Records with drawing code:
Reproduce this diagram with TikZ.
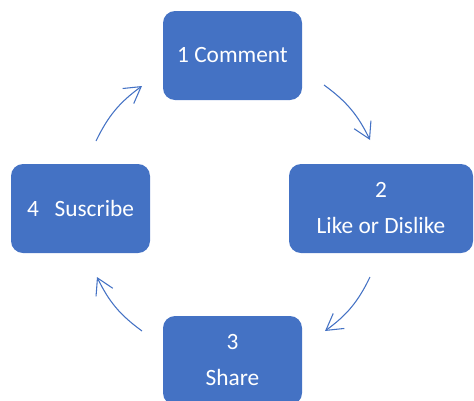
\documentclass[tikz,border=0pt]{standalone}
\usepackage{fontspec}
\setmainfont{Carlito}
\usetikzlibrary{arrows.meta}
\definecolor{boxblue}{HTML}{4472C4}
\begin{document}
\begin{tikzpicture}[x=0.75pt,y=0.75pt]
  \tikzstyle{box}=[fill=boxblue,text=white,rounded corners=9pt,minimum width=104.25pt,
                   minimum height=66.75pt,align=center,font=\fontsize{17.5}{27}\selectfont]
  \tikzstyle{cycle}=[draw=boxblue,line width=0.8pt,-{Straight Barb[length=12pt,width=14pt]},bend left=14]
  \useasboundingbox (0,0) rectangle (474,-400);
  \node[box] (comment) at (232.5,-55.5) {1 Comment};
  \node[box,minimum width=138pt] (like) at (381,-208.5) {2\\Like or Dislike};
  \node[box] (share) at (232.5,-360.5) {3\\Share};
  \node[box] (suscribe) at (80.5,-208.5) {4\ \ \ Suscribe};
  % arc ends
  \coordinate (c1s) at (324,-85);
  \coordinate (c1e) at (370,-140);
  \coordinate (c2s) at (370,-277);
  \coordinate (c2e) at (325,-331);
  \coordinate (c3s) at (142,-331);
  \coordinate (c3e) at (97,-277);
  \coordinate (c4s) at (96,-141);
  \coordinate (c4e) at (142,-86);
  \draw[cycle] (c1s) to (c1e);
  \draw[cycle] (c2s) to (c2e);
  \draw[cycle] (c3s) to (c3e);
  \draw[cycle] (c4s) to (c4e);
\end{tikzpicture}
\end{document}
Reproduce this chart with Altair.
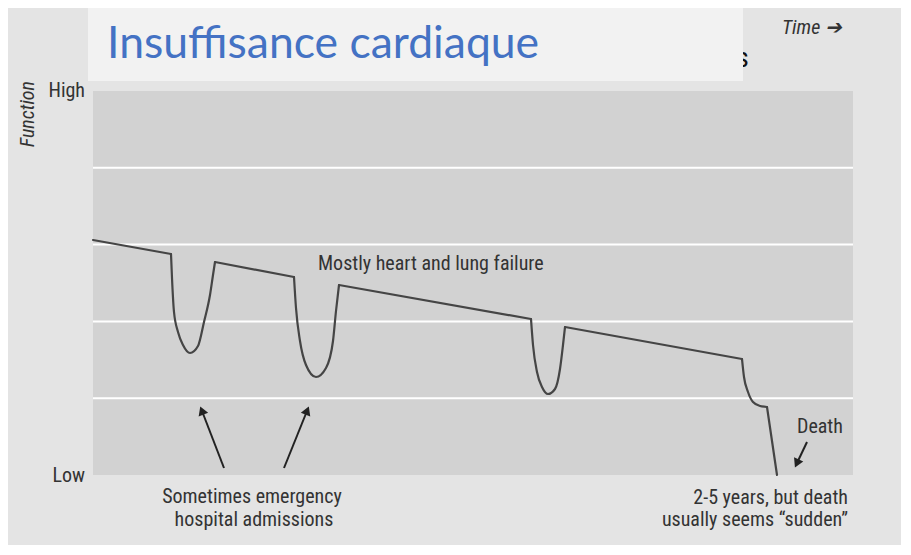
import altair as alt
import pandas as pd

# Trajectory of function over time (x: time units, y: function units, 0=Low, 384=High)
# seg: piece id; kind: "line" = straight decline, "curve" = smooth dip / terminal fall
curve_x = [0, 78,
           78, 79, 81, 85, 90, 97, 105, 111, 117, 120, 122,
           122, 201,
           201, 203, 207, 213, 223, 233, 240, 243, 246,
           246, 438,
           438, 440, 444, 449, 455, 462, 467, 470, 472,
           472, 649,
           649, 651, 655, 660, 667, 674,
           674, 684]
curve_y = [235, 221,
           221, 197, 163, 143, 130, 122, 129, 153, 180, 200, 213,
           213, 198,
           198, 167, 134, 110, 98, 107, 134, 164, 190,
           190, 156,
           156, 130, 103, 88, 81, 86, 106, 130, 148,
           148, 116,
           116, 98, 83, 73, 69, 68,
           68, 0]
curve_seg = [0, 0,
             1, 1, 1, 1, 1, 1, 1, 1, 1, 1, 1,
             2, 2,
             3, 3, 3, 3, 3, 3, 3, 3, 3,
             4, 4,
             5, 5, 5, 5, 5, 5, 5, 5, 5,
             6, 6,
             7, 7, 7, 7, 7, 7,
             8, 8]
seg_kind = ["line", "curve", "line", "curve", "line", "curve", "line", "curve", "line"]

grid_levels = [76.8, 153.6, 230.4, 307.2]

# Arrows: base -> tip
arrow_x0 = [131, 191, 714]
arrow_y0 = [7, 7, 33]
arrow_x1 = [109, 214, 704]
arrow_y1 = [64, 64, 12]
arrow_angle = [339, 22, 205]

# Annotations
note_text = ["Mostly heart and lung failure", "Death",
             "Sometimes emergency", "hospital admissions",
             "2-5 years, but death", "usually seems \u201csudden\u201d",
             "Time \u2794", "High", "Low"]
note_x = [225, 704, 159, 161, 755, 755, 689, -8, -8]
note_y = [211, 48, -22, -45, -23, -45, 447, 384, -1]
note_align = ["left", "left", "center", "center", "right", "right", "left", "right", "right"]
note_italic = ["normal", "normal", "normal", "normal", "normal", "normal", "italic", "normal", "normal"]

XMAX, YMAX = 760, 384

curve = pd.DataFrame({"t": curve_x, "f": curve_y, "seg": curve_seg,
                      "order": range(len(curve_x))})
curve["kind"] = [seg_kind[s] for s in curve_seg]
grid = pd.DataFrame({"g": grid_levels})
arrows = pd.DataFrame({"x0": arrow_x0, "y0": arrow_y0, "x1": arrow_x1,
                       "y1": arrow_y1, "ang": arrow_angle})
notes = pd.DataFrame({"txt": note_text, "x": note_x, "y": note_y,
                      "al": note_align, "st": note_italic})

xs = alt.Scale(domain=[0, XMAX], nice=False, zero=False)
ys = alt.Scale(domain=[0, YMAX], nice=False, zero=False)

FONT = "Liberation Sans Narrow, Roboto Condensed, Roboto"
FS = 20
TXT = "#333333"

grid_layer = alt.Chart(grid).mark_rule(color="white", strokeWidth=2).encode(
    y=alt.Y("g:Q", scale=ys, axis=None), x=alt.value(0), x2=alt.value(XMAX)
)

line_layers = []
for kind, interp in [("line", "linear"), ("curve", "monotone")]:
    line_layers.append(
        alt.Chart(curve[curve.kind == kind]).mark_line(
            color="#454545", strokeWidth=2.2, interpolate=interp,
            strokeCap="round", strokeJoin="round"
        ).encode(
            x=alt.X("t:Q", scale=xs, axis=None),
            y=alt.Y("f:Q", scale=ys, axis=None),
            detail="seg:N",
            order="order:Q",
        )
    )

arrow_lines = alt.Chart(arrows).mark_rule(color="#222222", strokeWidth=2).encode(
    x=alt.X("x0:Q", scale=xs, axis=None), y=alt.Y("y0:Q", scale=ys, axis=None),
    x2="x1:Q", y2="y1:Q",
)

arrow_heads = alt.Chart(arrows).mark_point(
    shape="triangle-up", filled=True, fill="#222222", stroke="#222222",
    opacity=1, size=45
).encode(
    x=alt.X("x1:Q", scale=xs, axis=None), y=alt.Y("y1:Q", scale=ys, axis=None),
    angle=alt.Angle("ang:Q", scale=None),
)

note_layers = []
for al in ["left", "center", "right"]:
    for st in ["normal", "italic"]:
        sub = notes[(notes.al == al) & (notes.st == st)]
        if len(sub) == 0:
            continue
        note_layers.append(
            alt.Chart(sub).mark_text(align=al, baseline="middle", font=FONT,
                                     fontSize=FS, fontStyle=st, color=TXT).encode(
                x=alt.X("x:Q", scale=xs, axis=None),
                y=alt.Y("y:Q", scale=ys, axis=None),
                text="txt:N",
            )
        )

func_label = alt.Chart(pd.DataFrame({"t": ["Function"]})).mark_text(
    angle=270, align="right", baseline="middle", font=FONT, fontSize=FS,
    fontStyle="italic", color=TXT
).encode(x=alt.value(-65), y=alt.value(-10), text="t:N")

hidden_s = alt.Chart(pd.DataFrame({"t": ["s"]})).mark_text(
    align="left", baseline="alphabetic", font=FONT, fontSize=28, color="#111111"
).encode(x=alt.value(643), y=alt.value(-24), text="t:N")

title_box = alt.Chart(pd.DataFrame({"a": [1]})).mark_rect(color="#f2f2f2").encode(
    x=alt.value(-5), x2=alt.value(650), y=alt.value(-88), y2=alt.value(-10)
)

title_text = alt.Chart(pd.DataFrame({"t": ["Insuffisance cardiaque"]})).mark_text(
    align="left", baseline="alphabetic", font="Lato", fontSize=44.5, color="#4472c4"
).encode(x=alt.value(14), y=alt.value(-33), text="t:N")

chart = alt.layer(
    grid_layer, *line_layers, arrow_lines, arrow_heads,
    *note_layers, func_label, hidden_s, title_box, title_text
).properties(
    width=XMAX, height=YMAX,
    autosize=alt.AutoSizeParams(type="none"),
    padding={"left": 85, "top": 83, "right": 48, "bottom": 70},
    background="#e4e4e4",
).configure_view(fill="#d2d2d2", stroke=None)

chart.save("out.html", embed_options={"renderer": "svg", "actions": False})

WORK TO DO: Exactly and only the lines from the top of the records down to the line containing "import pandas as pd" should be transcribed, please, without the pictures.

EXPECTED OUTPUT:
Reproduce this diagram with TikZ.
\documentclass[tikz,border=0pt]{standalone}
\usepackage{fontspec}
\setmainfont{Carlito}
\usetikzlibrary{arrows.meta}
\definecolor{boxblue}{HTML}{4472C4}
\begin{document}
\begin{tikzpicture}[x=0.75pt,y=0.75pt]
  \tikzstyle{box}=[fill=boxblue,text=white,rounded corners=9pt,minimum width=104.25pt,
                   minimum height=66.75pt,align=center,font=\fontsize{17.5}{27}\selectfont]
  \tikzstyle{cycle}=[draw=boxblue,line width=0.8pt,-{Straight Barb[length=12pt,width=14pt]},bend left=14]
  \useasboundingbox (0,0) rectangle (474,-400);
  \node[box] (comment) at (232.5,-55.5) {1 Comment};
  \node[box,minimum width=138pt] (like) at (381,-208.5) {2\\Like or Dislike};
  \node[box] (share) at (232.5,-360.5) {3\\Share};
  \node[box] (suscribe) at (80.5,-208.5) {4\ \ \ Suscribe};
  % arc ends
  \coordinate (c1s) at (324,-85);
  \coordinate (c1e) at (370,-140);
  \coordinate (c2s) at (370,-277);
  \coordinate (c2e) at (325,-331);
  \coordinate (c3s) at (142,-331);
  \coordinate (c3e) at (97,-277);
  \coordinate (c4s) at (96,-141);
  \coordinate (c4e) at (142,-86);
  \draw[cycle] (c1s) to (c1e);
  \draw[cycle] (c2s) to (c2e);
  \draw[cycle] (c3s) to (c3e);
  \draw[cycle] (c4s) to (c4e);
\end{tikzpicture}
\end{document}
Reproduce this chart with Altair.
import altair as alt
import pandas as pd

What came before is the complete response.